In Canto di Maria Sylvia Plath postula, dunque, la necessità di assumere una prospettiva che realizzi e percorra una terza via, per la quale sia finalmente possibile attuare una mediazione di mondi. Ed è a questa dimensione evoluta che Sylvia Plath indirizza il suo pensiero, e il suo massimo sforzo è quello di fissare la trasparenza di “Una finestra, oro santo”.

Sylvia Plath sigilla la sua metafora in Canto di Maria, e dice di un silenzio di “bocca-cenere, cenere di occhio”, nel disprezzo per “un solo uomo” che provocò la “cicatrice della Polonia”; e, contro lo scadere delle emozioni, fa rinascere la volontà del cambiamento e della trasformazione, quell’integrità dell’essere che viene colta e descritta in modo arcano: “È un cuore l’olocausto a cui vado, o figlio aureo che il mondo ucciderà e mangerà. L’evento liberatorio è segnato da un aspro sussulto del “cuore” che, nella morte, potrà liberarsi del suo angosciante carico di avverso gelo.
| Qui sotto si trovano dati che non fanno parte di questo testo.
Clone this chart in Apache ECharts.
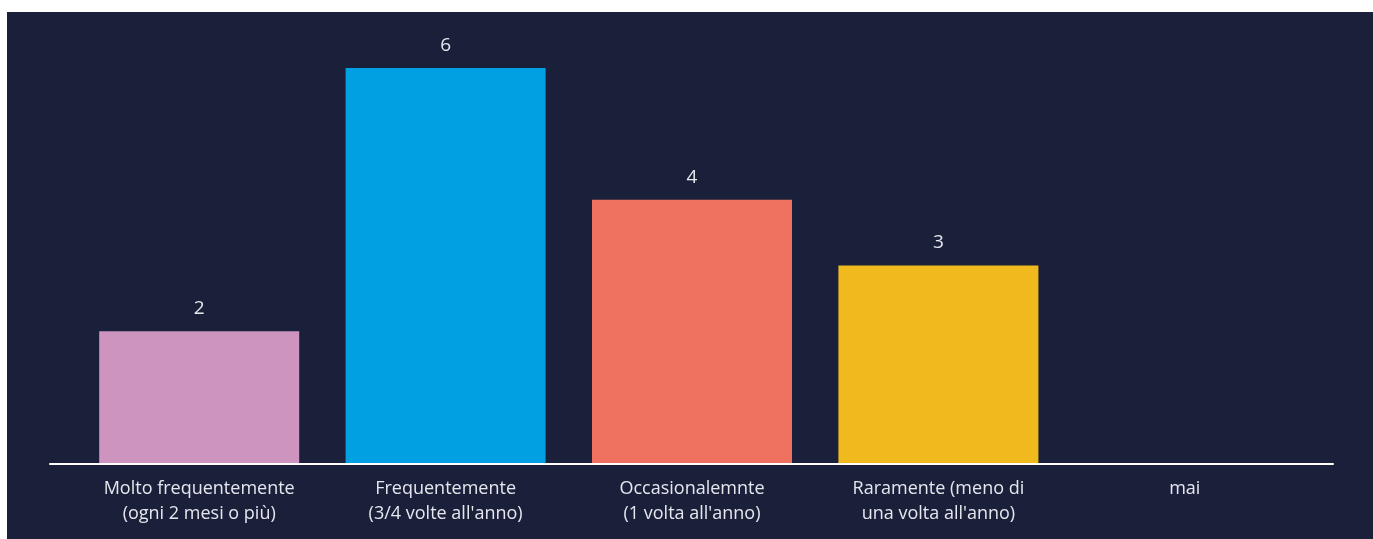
<!DOCTYPE html>
<html>
<head>
<meta charset="utf-8">
<script src="https://cdn.jsdelivr.net/npm/echarts@6/dist/echarts.min.js"></script>
<style>
  html, body { margin: 0; padding: 0; background: #ffffff; }
  #chart { position: absolute; left: 7px; top: 12px; width: 1366px; height: 527px; }
</style>
</head>
<body>
<div id="chart"></div>
<script>
// Frequency categories (two-line labels)
const categories = [
  'Molto frequentemente\n(ogni 2 mesi o più)',
  'Frequentemente\n(3/4 volte all\'anno)',
  'Occasionalemnte\n(1 volta all\'anno)',
  'Raramente (meno di\nuna volta all\'anno)',
  'mai'
];
// Number of answers per category
const counts = [2, 6, 4, 3, 0];
const barColors = ['#cc94bf', '#00a0e3', '#ef7260', '#f0b91e', '#8a8fa3'];

const FONT = '"Open Sans", sans-serif';
const TEXT = '#e6e7ee';

const chart = echarts.init(document.getElementById('chart'), null, { renderer: 'canvas' });

chart.setOption({
  backgroundColor: '#1a203a',
  animation: false,
  grid: [
    { left: 69, right: 65, top: 56, bottom: 76 },
    { left: 43, right: 40, top: 56, bottom: 75 }
  ],
  xAxis: [
    {
      type: 'category',
      gridIndex: 0,
      data: categories,
      axisLine: { show: false },
      axisTick: { show: false },
      axisLabel: {
        interval: 0,
        margin: 13,
        color: TEXT,
        fontFamily: FONT,
        fontSize: 18,
        lineHeight: 25
      }
    },
    {
      // baseline running slightly past the bar area
      type: 'value',
      gridIndex: 1,
      min: 0,
      max: 1,
      z: 5,
      axisLine: { show: true, lineStyle: { color: '#ffffff', width: 2 } },
      axisTick: { show: false },
      axisLabel: { show: false },
      splitLine: { show: false }
    }
  ],
  yAxis: [
    { type: 'value', gridIndex: 0, min: 0, max: 6, show: false },
    { type: 'value', gridIndex: 1, min: 0, max: 1, show: false }
  ],
  series: [{
    type: 'bar',
    xAxisIndex: 0,
    yAxisIndex: 0,
    barWidth: 200,
    data: counts.map((v, i) => ({ value: v, itemStyle: { color: barColors[i] } })),
    label: {
      show: true,
      position: 'top',
      distance: 13,
      color: TEXT,
      fontFamily: FONT,
      fontSize: 19,
      formatter: p => (p.value > 0 ? p.value : '')
    }
  }]
});
</script>
</body>
</html>
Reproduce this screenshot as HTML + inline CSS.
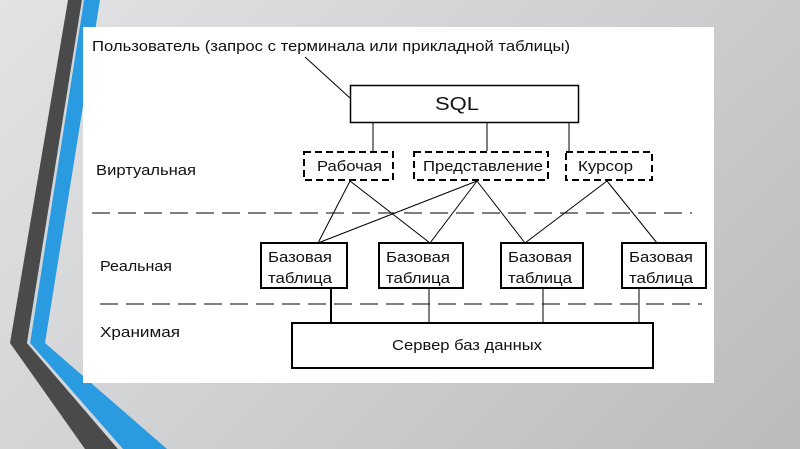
<!DOCTYPE html>
<html><head><meta charset="utf-8"><style>
html,body{margin:0;padding:0;width:800px;height:449px;overflow:hidden}
body{background:linear-gradient(135deg,#e2e3e5 0%,#cfd0d2 50%,#b9bbbd 100%)}
svg{position:absolute;left:0;top:0}
text{font-family:"Liberation Sans",Arial,sans-serif;fill:#111}
</style></head><body>
<svg width="800" height="449" viewBox="0 0 800 449">
<polygon points="68,0 82,0 27,343 118,449 85,449 10,343" fill="#4a4a4a"/>
<polygon points="84,0 100,0 45,343 167,449 123,449 30,343" fill="#2a9be0"/>
<polygon points="82,0 84,0 30,343 123,449 118,449 27,343" fill="#cfd6dc"/>
<rect x="83" y="27" width="631" height="356" fill="#fff"/>
<g stroke="#000" fill="none">
<g stroke="none" font-size="15" lengthAdjust="spacingAndGlyphs">
<text x="92" y="51" textLength="478" lengthAdjust="spacingAndGlyphs">Пользователь (запрос с терминала или прикладной таблицы)</text>
<text x="435" y="110" font-size="18" textLength="44" lengthAdjust="spacingAndGlyphs">SQL</text>
<text x="317" y="171" textLength="65" lengthAdjust="spacingAndGlyphs">Рабочая</text>
<text x="423" y="171" textLength="120" lengthAdjust="spacingAndGlyphs">Представление</text>
<text x="578" y="171" textLength="55" lengthAdjust="spacingAndGlyphs">Курсор</text>
<text x="96" y="175" textLength="100" lengthAdjust="spacingAndGlyphs">Виртуальная</text>
<text x="100" y="271" textLength="72" lengthAdjust="spacingAndGlyphs">Реальная</text>
<text x="100" y="337" textLength="80" lengthAdjust="spacingAndGlyphs">Хранимая</text>
<text x="392" y="350" textLength="150" lengthAdjust="spacingAndGlyphs">Сервер баз данных</text>
<text x="268" y="262" textLength="64" lengthAdjust="spacingAndGlyphs">Базовая</text><text x="268" y="283" textLength="64" lengthAdjust="spacingAndGlyphs">таблица</text>
<text x="386" y="262" textLength="64" lengthAdjust="spacingAndGlyphs">Базовая</text><text x="386" y="283" textLength="64" lengthAdjust="spacingAndGlyphs">таблица</text>
<text x="508" y="262" textLength="64" lengthAdjust="spacingAndGlyphs">Базовая</text><text x="508" y="283" textLength="64" lengthAdjust="spacingAndGlyphs">таблица</text>
<text x="629" y="262" textLength="64" lengthAdjust="spacingAndGlyphs">Базовая</text><text x="629" y="283" textLength="64" lengthAdjust="spacingAndGlyphs">таблица</text>
</g>
<line x1="305" y1="57" x2="350" y2="98" stroke-width="1"/>
<rect x="350.5" y="85.5" width="228" height="37" stroke-width="1.5"/>
<line x1="373" y1="123" x2="373" y2="151"/>
<line x1="487" y1="123" x2="487" y2="151"/>
<line x1="569" y1="123" x2="569" y2="151"/>
<g stroke-width="2" stroke-dasharray="7,4">
<rect x="304" y="152" width="89" height="28"/>
<rect x="414" y="152" width="134" height="28"/>
<rect x="566" y="152" width="86" height="28"/>
</g>
<line x1="92" y1="213" x2="692" y2="213" stroke-dasharray="18,8"/>
<g stroke-width="1">
<line x1="350" y1="181" x2="318" y2="243"/>
<line x1="350" y1="181" x2="430" y2="243"/>
<line x1="477" y1="181" x2="318" y2="243"/>
<line x1="477" y1="181" x2="430" y2="243"/>
<line x1="477" y1="181" x2="525" y2="243"/>
<line x1="607" y1="181" x2="525" y2="243"/>
<line x1="607" y1="181" x2="657" y2="243"/>
</g>
<g stroke-width="2">
<rect x="261" y="243" width="86" height="45"/>
<rect x="379" y="243" width="84" height="45"/>
<rect x="501" y="243" width="82" height="45"/>
<rect x="622" y="243" width="84" height="45"/>
</g>
<line x1="100" y1="304" x2="702" y2="304" stroke-dasharray="18,8"/>
<line x1="331" y1="288" x2="331" y2="323" stroke-width="2"/>
<line x1="429" y1="288" x2="429" y2="323"/>
<line x1="543" y1="288" x2="543" y2="323"/>
<line x1="639" y1="288" x2="639" y2="323"/>
<rect x="292" y="323" width="361" height="45" stroke-width="2"/>
</g>
</svg>
</body></html>
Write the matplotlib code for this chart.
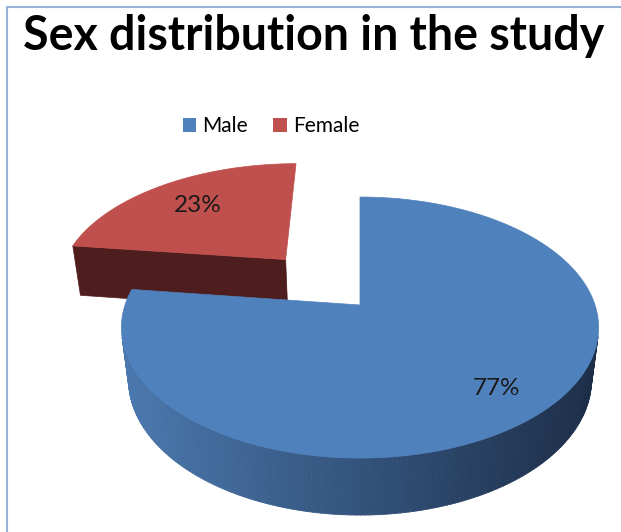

Leggendo con un’attenzione critica che va oltre il testo, in Canto di Maria, possiamo rilevare un’identificazione tra la morte e la coscienza dell’essere, quasi Sylvia Plath, guardandosi allo specchio, si prepari a morire per risorgere da una vita pietrificata e confusa dai fotogrammi irrelati della storia. Ed è in questo luogo poetico che si realizza la terza via, è nella coscienza dell’essere che l’idealità del divenire acquisisce forma e sostanza.

In Canto di Maria Sylvia Plath si proietta nella mistica della madre di Cristo e osserva come il mondo degli uomini sia asservito al rituale “domenicale” e come, parimenti al docile “agnello”, sia costretta a subire il peso del “suo grasso”, le maschere posticce e appiccicose. Si tratta di un sacrificio fine a se stesso, che celebra l’inespressiva opacità di una folla di anime sperdute nel deserto dell’incoscienza.

E, quantunque questa realtà possieda in sé una “finestra” che apre all’Oltre, alla divina lucentezza dell’ “oro santo”, le false fedi di un “fuoco” immorale e omicida prendono il sopravvento e colorano la vita con le tinte vermiglie di una fiamma che, in apparenza “preziosa”, confonde e uccide. É la stessa fiamma di chi dispensa angoscia e dolore, di chi, come immorali “eretici”, profana e uccide gli “ebrei”, di chi uccise Cristo stringendo il cuore di una madre nel sofferto pianto, nel Canto di Maria.

“Eretici” e miscredenti che svolgono le ombre della morte, come “spessi mantelli”, sulla memoria della sfregiata “Polonia”. Sono ricordi inquietanti, fotografie di una vita, memorie che “non muoiono” e che accendono pensieri di morte. Sono visioni di un presente che si maschera, pensieri che portano ai “forni” che spengono la vitalità, togliendo la possibilità di parlare e vedere il turpidume dilagante. Sono prese d’atto di una perfida volontà di vietare la parola e la vista, trasformando tutto in “bocca-cenere” e in “cenere di occhio”.

In Canto di Maria il verbo poetico di Sylvia Plath disegna le fiamme di quei “forni” scelti per il terribile “olocausto”. Quell’ “olocausto” che lei rivive nel suo “cuore”, nella sostanza divina del suo spirito che verrà immolato sull’altare di un mondo che lo “ucciderà e mangerà”.